* Begin *

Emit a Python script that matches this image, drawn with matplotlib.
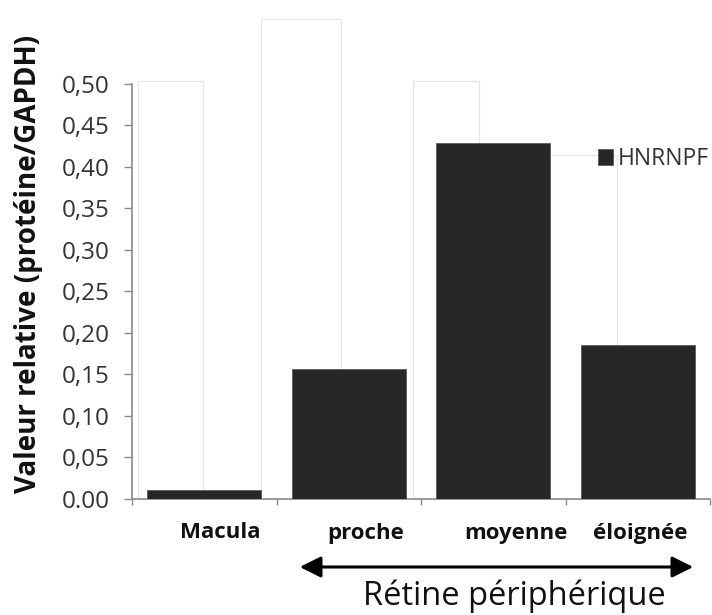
import matplotlib
matplotlib.use("Agg")
import matplotlib.pyplot as plt
from matplotlib.patches import Rectangle, FancyArrowPatch
from matplotlib.transforms import blended_transform_factory

categories = ["Macula", "proche", "moyenne", "éloignée"]
values = [0.010, 0.156, 0.429, 0.185]
series_name = "HNRNPF"
yticks = [0.00, 0.05, 0.10, 0.15, 0.20, 0.25, 0.30, 0.35, 0.40, 0.45, 0.50]
ytick_labels = ["0.00", "0,05", "0,10", "0,15", "0,20", "0,25", "0,30", "0,35", "0,40", "0,45", "0,50"]
ylabel = "Valeur relative (protéine/GAPDH)"
group_label = "Rétine périphérique"

# styling
label_offsets = [0.11, 0.12, 0.16, 0.02]
ghost_rects = [(-0.458, -0.009, 0.504), (0.393, 0.946, 0.578),
               (1.445, 1.901, 0.504), (2.30, 2.856, 0.414)]

plt.rcParams['font.family'] = ['Open Sans', 'DejaVu Sans']

fig = plt.figure(figsize=(7.12, 6.15), dpi=100)
W, H = 712, 615
ax = fig.add_axes([132 / W, 1 - 498.5 / H, (710 - 132) / W, (498.5 - 84) / H])

axis_col = "#8a8a8a"
# faint background artefact rectangles
for x0, x1, top in ghost_rects:
    ax.add_patch(Rectangle((x0, 0), x1 - x0, top, facecolor="white",
                           edgecolor="#e6e6e6", linewidth=0.9, zorder=1,
                           clip_on=False))

x = list(range(len(categories)))
bars = ax.bar(x, values, width=0.79, color="#262626", edgecolor="#5a5a5a",
              linewidth=0.6, zorder=3, label=series_name)

ax.set_xlim(-0.5, len(categories) - 0.5)
ax.set_ylim(0, 0.5)
ax.set_yticks(yticks)
ax.set_yticklabels(ytick_labels, fontsize=17.5, color="#333333")
ax.set_xticks([i - 0.5 for i in range(len(categories) + 1)])
ax.set_xticklabels([])
ax.tick_params(axis="y", direction="out", length=6, width=1, color=axis_col, pad=10)
ax.tick_params(axis="x", direction="out", length=4.5, width=1, color=axis_col)

for s in ["top", "right"]:
    ax.spines[s].set_visible(False)
for s in ["left", "bottom"]:
    ax.spines[s].set_color(axis_col)
    ax.spines[s].set_linewidth(1.2)
ax.set_facecolor("none")

# category labels
trans = blended_transform_factory(ax.transData, fig.transFigure)
for i, (c, off) in enumerate(zip(categories, label_offsets)):
    ax.text(i + off, 1 - 533 / H, c, transform=trans, ha="center", va="center",
            fontsize=16, fontweight="bold", color="#111111")

# y label
fig.text(29 / W, 1 - 264 / H, ylabel, rotation=90, ha="center", va="center",
         fontsize=20, fontweight="bold", color="#111111")

# double arrow and group label
fig.add_artist(FancyArrowPatch(
    (297 / W, 1 - 567 / H), (696 / W, 1 - 567 / H), transform=fig.transFigure,
    arrowstyle="<|-|>,head_length=8,head_width=4", color="black",
    linewidth=2.2, mutation_scale=1.6))
fig.text(514 / W, 1 - 596 / H, group_label, ha="center", va="center",
         fontsize=23.5, color="#111111")

# legend
fig.legend(handles=[bars], labels=[series_name], loc="center left",
           bbox_to_anchor=(598 / W, 1 - 159 / H), frameon=False,
           handlelength=0.65, handleheight=0.65, handletextpad=0.2,
           borderpad=0, borderaxespad=0, fontsize=16.5,
           labelcolor="#333333")

fig.savefig("out.png", dpi=100, facecolor="white")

* End *

| Exercise requirements |
Copy every line above word for word and exclude the pictures.

| Answer |
Emit a Python script that matches this image, drawn with matplotlib.
import matplotlib
matplotlib.use("Agg")
import matplotlib.pyplot as plt
from matplotlib.patches import Rectangle, FancyArrowPatch
from matplotlib.transforms import blended_transform_factory

categories = ["Macula", "proche", "moyenne", "éloignée"]
values = [0.010, 0.156, 0.429, 0.185]
series_name = "HNRNPF"
yticks = [0.00, 0.05, 0.10, 0.15, 0.20, 0.25, 0.30, 0.35, 0.40, 0.45, 0.50]
ytick_labels = ["0.00", "0,05", "0,10", "0,15", "0,20", "0,25", "0,30", "0,35", "0,40", "0,45", "0,50"]
ylabel = "Valeur relative (protéine/GAPDH)"
group_label = "Rétine périphérique"

# styling
label_offsets = [0.11, 0.12, 0.16, 0.02]
ghost_rects = [(-0.458, -0.009, 0.504), (0.393, 0.946, 0.578),
               (1.445, 1.901, 0.504), (2.30, 2.856, 0.414)]

plt.rcParams['font.family'] = ['Open Sans', 'DejaVu Sans']

fig = plt.figure(figsize=(7.12, 6.15), dpi=100)
W, H = 712, 615
ax = fig.add_axes([132 / W, 1 - 498.5 / H, (710 - 132) / W, (498.5 - 84) / H])

axis_col = "#8a8a8a"
# faint background artefact rectangles
for x0, x1, top in ghost_rects:
    ax.add_patch(Rectangle((x0, 0), x1 - x0, top, facecolor="white",
                           edgecolor="#e6e6e6", linewidth=0.9, zorder=1,
                           clip_on=False))

x = list(range(len(categories)))
bars = ax.bar(x, values, width=0.79, color="#262626", edgecolor="#5a5a5a",
              linewidth=0.6, zorder=3, label=series_name)

ax.set_xlim(-0.5, len(categories) - 0.5)
ax.set_ylim(0, 0.5)
ax.set_yticks(yticks)
ax.set_yticklabels(ytick_labels, fontsize=17.5, color="#333333")
ax.set_xticks([i - 0.5 for i in range(len(categories) + 1)])
ax.set_xticklabels([])
ax.tick_params(axis="y", direction="out", length=6, width=1, color=axis_col, pad=10)
ax.tick_params(axis="x", direction="out", length=4.5, width=1, color=axis_col)

for s in ["top", "right"]:
    ax.spines[s].set_visible(False)
for s in ["left", "bottom"]:
    ax.spines[s].set_color(axis_col)
    ax.spines[s].set_linewidth(1.2)
ax.set_facecolor("none")

# category labels
trans = blended_transform_factory(ax.transData, fig.transFigure)
for i, (c, off) in enumerate(zip(categories, label_offsets)):
    ax.text(i + off, 1 - 533 / H, c, transform=trans, ha="center", va="center",
            fontsize=16, fontweight="bold", color="#111111")

# y label
fig.text(29 / W, 1 - 264 / H, ylabel, rotation=90, ha="center", va="center",
         fontsize=20, fontweight="bold", color="#111111")

# double arrow and group label
fig.add_artist(FancyArrowPatch(
    (297 / W, 1 - 567 / H), (696 / W, 1 - 567 / H), transform=fig.transFigure,
    arrowstyle="<|-|>,head_length=8,head_width=4", color="black",
    linewidth=2.2, mutation_scale=1.6))
fig.text(514 / W, 1 - 596 / H, group_label, ha="center", va="center",
         fontsize=23.5, color="#111111")

# legend
fig.legend(handles=[bars], labels=[series_name], loc="center left",
           bbox_to_anchor=(598 / W, 1 - 159 / H), frameon=False,
           handlelength=0.65, handleheight=0.65, handletextpad=0.2,
           borderpad=0, borderaxespad=0, fontsize=16.5,
           labelcolor="#333333")

fig.savefig("out.png", dpi=100, facecolor="white")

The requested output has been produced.